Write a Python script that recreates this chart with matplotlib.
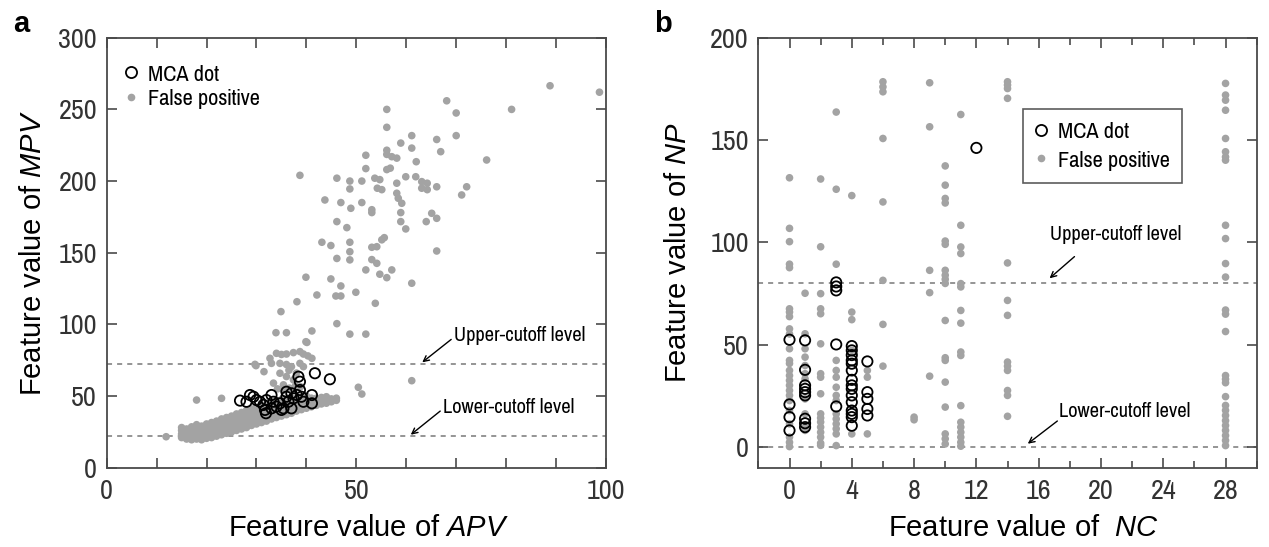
import numpy as np
import matplotlib
matplotlib.use('Agg')
import matplotlib.pyplot as plt
from matplotlib import font_manager
from matplotlib.ticker import MultipleLocator
from matplotlib.lines import Line2D

# pick a condensed sans for ticks / legend (reference uses an Arial-Narrow look)
available = {f.name for f in font_manager.fontManager.ttflist}
NARROW = next((n for n in ['Liberation Sans Narrow', 'Arial Narrow', 'Pragati Narrow',
                           'Archivo Narrow', 'PT Sans Narrow', 'Roboto Condensed',
                           'Open Sans Condensed', 'DejaVu Sans Condensed']
               if n in available), 'Liberation Sans')

plt.rcParams['font.family'] = [NARROW, 'Liberation Sans', 'DejaVu Sans']
plt.rcParams['mathtext.fontset'] = 'custom'
plt.rcParams['mathtext.rm'] = 'Liberation Sans'
plt.rcParams['mathtext.it'] = 'Liberation Sans:italic'

# ---------------- panel a: APV vs MPV ----------------
# sparse false positives (APV, MPV)
a_fp_sparse = [
    (88.8, 266.5), (98.7, 262), (81.1, 250), (68.1, 256), (70.0, 247.5), (70.0, 231.7),
    (76.1, 214.7), (66.1, 229), (66.9, 220.5), (56.1, 250), (56.1, 237.5), (61.1, 231.7),
    (61.1, 223), (62.0, 213.5), (58.9, 226.5), (56.1, 221.5), (56.1, 218.6), (57.1, 217),
    (58.1, 216), (51.9, 218), (51.9, 208.7), (56.1, 208), (56.8, 209), (38.7, 204),
    (46.1, 202), (48.7, 200), (48.7, 194.5), (51.1, 200), (53.7, 202), (54.7, 201),
    (54.2, 195), (55.1, 194), (58.1, 198.5), (58.1, 191.5), (58.4, 188), (59.1, 184.5),
    (59.9, 203), (61.9, 203), (63.1, 199.6), (64.2, 198.5), (63.1, 195), (64.2, 194),
    (66.1, 196), (71.1, 190.3), (72.1, 196), (43.7, 186.8), (46.9, 185), (48.9, 181),
    (51.1, 185), (53.1, 180), (53.1, 178), (58.9, 178), (58.9, 171.7), (59.9, 166.6),
    (64.0, 171.7), (65.1, 177.5), (66.1, 174), (46.1, 171.7), (48.1, 167.5), (43.1, 157.3),
    (44.9, 155), (48.7, 157.3), (48.7, 150.7), (48.7, 145), (53.1, 153.8), (54.1, 154.2),
    (55.1, 159), (55.6, 160.5), (46.1, 146), (53.1, 145.2), (54.1, 142.6), (66.1, 151.2),
    (51.9, 138), (54.7, 135), (56.1, 132.6), (57.1, 138), (61.1, 128.7), (39.9, 132.9),
    (44.9, 131.7), (46.9, 126.8), (49.9, 122.4), (42.1, 120.5), (45.9, 119.8), (46.9, 119.8),
    (53.8, 114.7), (38.1, 115.8), (34.9, 108.9), (46.1, 100.5), (33.9, 94.2), (36.0, 94.2),
    (41.1, 95.4), (40.1, 87.4), (48.7, 93.2), (51.9, 93.2), (61.1, 60.7), (50.4, 56.1),
    (51.1, 51.4), (18.0, 47.2), (23.0, 48.4), (29.9, 71.2), (11.9, 21.6),
]

# false positives just above the main cloud (APV, MPV)
a_fp_bump = [
    (29.7, 72.1), (32.7, 76.3), (34.0, 79.8), (35.0, 79.0), (36.0, 79.3), (37.4, 80.3),
    (38.7, 81.0), (39.4, 79.3), (40.3, 78.0), (41.1, 76.3), (33.0, 72.8), (34.7, 72.8),
    (36.0, 72.0), (37.0, 70.5), (38.7, 72.8), (39.4, 70.5), (34.7, 65.9), (36.0, 63.6),
    (37.4, 61.3), (33.4, 59.0), (35.4, 57.8), (38.0, 66.0), (36.5, 68.0), (39.9, 87.9),
    (31.5, 67.0), (35.5, 54.0), (37.8, 57.0), (36.6, 55.5), (38.8, 56.5), (34.2, 55.0),
]

# dense false-positive cloud, APV column -> MPV values
a_band_apv = [15, 16, 17, 18, 19, 20, 21, 22, 23, 24, 25, 26, 27, 28, 29, 30,
              31, 32, 33, 34, 35, 36, 37, 38, 39, 40, 41, 42, 43, 44, 45, 46]
a_band_mpv = [
    [21, 23.5, 26, 28],
    [20, 22, 24.5, 27],
    [19.5, 21.5, 24, 26.5, 28.5],
    [20, 22.5, 25, 27.5, 30],
    [19.5, 21, 23.5, 26, 29],
    [20.5, 23, 25.5, 28, 30.5],
    [21, 23.5, 26, 29, 31.5],
    [22, 24.5, 27, 30, 32.5],
    [23, 25.5, 28, 31, 34],
    [24, 26.5, 29, 32, 35],
    [25, 27.5, 30.5, 33, 36],
    [26, 28.5, 31.5, 34.5, 37.5],
    [27, 29.5, 32.5, 35.5, 38.5],
    [28, 30.5, 33.5, 36.5, 40],
    [29.5, 32, 35, 38, 41],
    [30.5, 33, 36, 39, 42],
    [31.5, 34.5, 37.5, 40.5, 43.5],
    [32.5, 35.5, 38.5, 41.5, 44.5],
    [34, 37, 40, 43, 46],
    [35, 38, 41, 44, 47],
    [36, 39, 42, 45, 47.5],
    [37, 40, 43, 46, 48.5],
    [38, 41, 44, 47, 49],
    [39.5, 42.5, 45.5, 48.5],
    [40.5, 43.5, 46.5, 49.5],
    [41.5, 44.5, 47.5, 50],
    [42.5, 45.5, 48.5],
    [43.5, 46, 48.5],
    [44.5, 47, 49],
    [45, 47.5, 49.5],
    [46, 48],
    [47, 48.5],
]

# MCA dots (APV, MPV)
a_mca = [
    (26.7, 46.8), (28.7, 50.7), (30.0, 47.2), (31.4, 43.8), (31.7, 40.3), (31.9, 38.0),
    (32.0, 47.2), (33.0, 50.7), (33.4, 46.0), (34.0, 42.6), (34.7, 44.9), (35.0, 40.3),
    (36.0, 49.5), (36.0, 53.0), (36.4, 46.0), (37.0, 41.4), (37.4, 48.4), (38.1, 50.7),
    (38.4, 63.5), (38.7, 60.0), (38.7, 54.2), (39.0, 49.5), (39.4, 46.0), (41.1, 50.7),
    (41.1, 44.9), (41.7, 65.9), (44.7, 61.7), (33.0, 41.4), (35.4, 41.4), (30.7, 46.0),
    (29.4, 49.5), (28.0, 46.0), (37.0, 51.9),
]
a_upper_cut = 72.4
a_lower_cut = 22.3

# ---------------- panel b: NC vs NP ----------------
b_nc = [0, 1, 2, 3, 4, 5, 6, 8, 9, 10, 11, 12, 14, 28]
b_fp_np = [
    [131.6, 106.9, 100.4, 89.4, 87.7, 67.6, 66, 63.8, 57.8, 55.3, 48.1, 42.4, 40.9,
     37.5, 35, 32.6, 30.2, 27.7, 25.3, 22.8, 17.9, 11.4, 4.9, 2.4, 0.3],
    [75.2, 55.4, 48.1, 44, 39.9, 35.9, 33.4, 23.6, 16.3, 9.8, 8.2],
    [131, 97.9, 75, 67.6, 65.2, 50.5, 35.9, 34.2, 26.1, 16.3, 14.3, 12.3, 9.8, 7.3,
     4.9, 2, 0.9],
    [163.7, 126, 89.4, 42.4, 37.5, 34.2, 29.3, 25.3, 22.8, 16.3, 13.8, 11.4, 9, 6.5, 0.8],
    [122.9, 66, 62.3, 47.3, 6.5],
    [37.5, 34.2, 6.5],
    [178.5, 176, 173.6, 150.8, 119.8, 81.5, 60, 39.6],
    [14.7, 13.4],
    [178, 156.5, 86.4, 75.5, 34.7],
    [137.4, 128, 121.5, 119.3, 100.7, 99.1, 86.4, 84, 82, 80, 61.9, 43.7, 42.4, 31.8,
     19.6, 6.5, 4.1, 1.6],
    [162.5, 108.4, 97.8, 94.6, 79.9, 78.3, 66.8, 60.6, 46.5, 44.8, 20.3, 12.2, 9.8,
     7.3, 4.9, 2.4, 0.5],
    [],
    [178.5, 176.9, 175.2, 170.4, 90, 71.7, 64.4, 41.6, 39.6, 37.5, 27.7, 25.3, 15.1],
    [177.7, 172, 169.5, 164.6, 150.8, 144.3, 141.8, 140.2, 108.4, 101.9, 89.7, 83.1,
     67, 65, 56.5, 35, 33.2, 31.5, 24.7, 20.4, 18, 15.5, 13, 10.6, 8.2, 5.7, 3.3, 0.8],
]
b_mca_np = [
    [52.5, 20.9, 14.7, 8.2],
    [52.2, 37.8, 30.2, 28.5, 26.9, 25.3, 13.9, 11.7, 9.8],
    [],
    [80.5, 78.5, 76.6, 50.2, 19.9],
    [49.4, 47.3, 45, 42.4, 40.8, 37.5, 32.9, 30.2, 28.5, 25.3, 22, 17.9, 16.3, 14.7, 10.5],
    [41.9, 26.9, 23.6, 18.7, 15.5],
    [], [], [], [], [],
    [146.2],
    [], [],
]
b_upper_cut = 80.3
b_lower_cut = 0.0

GRAY = '#a3a3a3'
SPINE = '#4a4a4a'


def flat(pairs):
    arr = np.array(pairs, dtype=float)
    return arr[:, 0], arr[:, 1]


def expand(cols, values):
    xs, ys = [], []
    for c, vals in zip(cols, values):
        xs += [c] * len(vals)
        ys += list(vals)
    return np.array(xs, dtype=float), np.array(ys, dtype=float)


def style_axes(ax):
    for sp in ax.spines.values():
        sp.set_color(SPINE)
        sp.set_linewidth(1.3)
    ax.tick_params(which='both', direction='in', top=True, right=True,
                   width=1.2, color=SPINE, labelsize=22, labelcolor='#333333')
    ax.tick_params(axis='x', which='both', pad=8)
    ax.tick_params(axis='y', which='both', pad=7)
    ax.tick_params(which='major', length=7)


fig = plt.figure(figsize=(12.69, 5.47), dpi=100)
ax_a = fig.add_axes([0.0841, 0.145, 0.3934, 0.786])
ax_b = fig.add_axes([0.5976, 0.145, 0.3927, 0.786])

# ---- panel a ----
sx, sy = flat(a_fp_sparse)
bx, by = flat(a_fp_bump)
cx, cy = expand(a_band_apv, a_band_mpv)
mx, my = flat(a_mca)
ax_a.axhline(a_upper_cut, color='#8c8c8c', lw=1.3, ls=(0, (2.8, 2.8)), zorder=1)
ax_a.axhline(a_lower_cut, color='#8c8c8c', lw=1.3, ls=(0, (2.8, 2.8)), zorder=1)
ax_a.scatter(np.concatenate([sx, bx, cx]), np.concatenate([sy, by, cy]),
             s=30, c=GRAY, edgecolors='none', zorder=2)
ax_a.scatter(mx, my, s=55, facecolors='none', edgecolors='black', linewidths=1.3, zorder=3)

ax_a.set_xlim(0, 100)
ax_a.set_ylim(0, 300)
ax_a.xaxis.set_major_locator(MultipleLocator(50))
ax_a.xaxis.set_minor_locator(MultipleLocator(10))
ax_a.yaxis.set_major_locator(MultipleLocator(50))
style_axes(ax_a)
ax_a.tick_params(axis='x', which='minor', length=7)

ax_a.set_xlabel(r'Feature value of $\it{APV}$', fontsize=21, family='Liberation Sans')
ax_a.set_ylabel(r'Feature value of $\it{MPV}$', fontsize=21, family='Liberation Sans')
ax_a.xaxis.set_label_coords(0.525, -0.107)
ax_a.yaxis.set_label_coords(-0.12, 0.5)

arrow = dict(arrowstyle='->', color='black', lw=1.0, shrinkA=0, shrinkB=0)
ax_a.text(69.6, 92.2, 'Upper-cutoff level', fontsize=16, ha='left', va='center')
ax_a.annotate('', xy=(63.2, 73.5), xytext=(69.0, 89.5), arrowprops=arrow)
ax_a.text(67.4, 42.3, 'Lower-cutoff level', fontsize=16, ha='left', va='center')
ax_a.annotate('', xy=(60.9, 23.0), xytext=(66.8, 39.5), arrowprops=arrow)

h_mca = Line2D([], [], ls='none', marker='o', mfc='none', mec='black', ms=8, mew=1.3)
h_fp = Line2D([], [], ls='none', marker='o', mfc=GRAY, mec='none', ms=5.5)
ax_a.legend([h_mca, h_fp], ['MCA dot', 'False positive'], loc='upper left',
            bbox_to_anchor=(0.029, 0.94), borderaxespad=0, borderpad=0, frameon=False,
            handlelength=0.8, handletextpad=0.3, labelspacing=0.15,
            prop=dict(family=NARROW, size=17.5))

# ---- panel b ----
fx, fy = expand(b_nc, b_fp_np)
kx, ky = expand(b_nc, b_mca_np)
ax_b.axhline(b_upper_cut, color='#8c8c8c', lw=1.3, ls=(0, (2.8, 2.8)), zorder=1)
ax_b.axhline(b_lower_cut, color='#8c8c8c', lw=1.3, ls=(0, (2.8, 2.8)), zorder=1)
ax_b.scatter(fx, fy, s=30, c=GRAY, edgecolors='none', zorder=2)
ax_b.scatter(kx, ky, s=55, facecolors='none', edgecolors='black', linewidths=1.3, zorder=3)

ax_b.set_xlim(-2, 30)
ax_b.set_ylim(-10, 200)
ax_b.xaxis.set_major_locator(MultipleLocator(4))
ax_b.xaxis.set_minor_locator(MultipleLocator(2))
ax_b.yaxis.set_major_locator(MultipleLocator(50))
style_axes(ax_b)
ax_b.tick_params(axis='x', which='minor', length=5)

ax_b.set_xlabel(r'Feature value of  $\it{NC}$', fontsize=21, family='Liberation Sans')
ax_b.set_ylabel(r'Feature value of $\it{NP}$', fontsize=21, family='Liberation Sans')
ax_b.xaxis.set_label_coords(0.531, -0.107)
ax_b.yaxis.set_label_coords(-0.134, 0.5)

ax_b.text(16.7, 103.8, 'Upper-cutoff level', fontsize=16, ha='left', va='center')
ax_b.annotate('', xy=(16.7, 82.5), xytext=(18.3, 93.1), arrowprops=arrow)
ax_b.text(17.3, 17.4, 'Lower-cutoff level', fontsize=16, ha='left', va='center')
ax_b.annotate('', xy=(15.3, 1.7), xytext=(17.2, 12.8), arrowprops=arrow)

leg = ax_b.legend([h_mca, h_fp], ['MCA dot', 'False positive'], loc='upper left',
                  bbox_to_anchor=(0.5305, 0.8337), borderaxespad=0, borderpad=0.5,
                  frameon=True, fancybox=False, handlelength=0.5, handletextpad=0.45,
                  labelspacing=0.3, prop=dict(family=NARROW, size=17.5))
leg.get_frame().set_edgecolor('#333333')
leg.get_frame().set_linewidth(1.2)

fig.text(21.7 / 1269, 1 - 24 / 547, 'a', fontsize=21, fontweight='bold',
         family='Liberation Sans', ha='center', va='center')
fig.text(663.3 / 1269, 1 - 24 / 547, 'b', fontsize=21, fontweight='bold',
         family='Liberation Sans', ha='center', va='center')

fig.savefig('out.png', dpi=100, facecolor='white')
+ + + + +
WHAT TO DO ▸ From the first line above down to the line with "plt.rcParams['mathtext.it'] = 'Liberation", reproduce every line and no others, omitting pictures.

TASK RESPONSE ▸
Write a Python script that recreates this chart with matplotlib.
import numpy as np
import matplotlib
matplotlib.use('Agg')
import matplotlib.pyplot as plt
from matplotlib import font_manager
from matplotlib.ticker import MultipleLocator
from matplotlib.lines import Line2D

# pick a condensed sans for ticks / legend (reference uses an Arial-Narrow look)
available = {f.name for f in font_manager.fontManager.ttflist}
NARROW = next((n for n in ['Liberation Sans Narrow', 'Arial Narrow', 'Pragati Narrow',
                           'Archivo Narrow', 'PT Sans Narrow', 'Roboto Condensed',
                           'Open Sans Condensed', 'DejaVu Sans Condensed']
               if n in available), 'Liberation Sans')

plt.rcParams['font.family'] = [NARROW, 'Liberation Sans', 'DejaVu Sans']
plt.rcParams['mathtext.fontset'] = 'custom'
plt.rcParams['mathtext.rm'] = 'Liberation Sans'
plt.rcParams['mathtext.it'] = 'Liberation Sans:italic'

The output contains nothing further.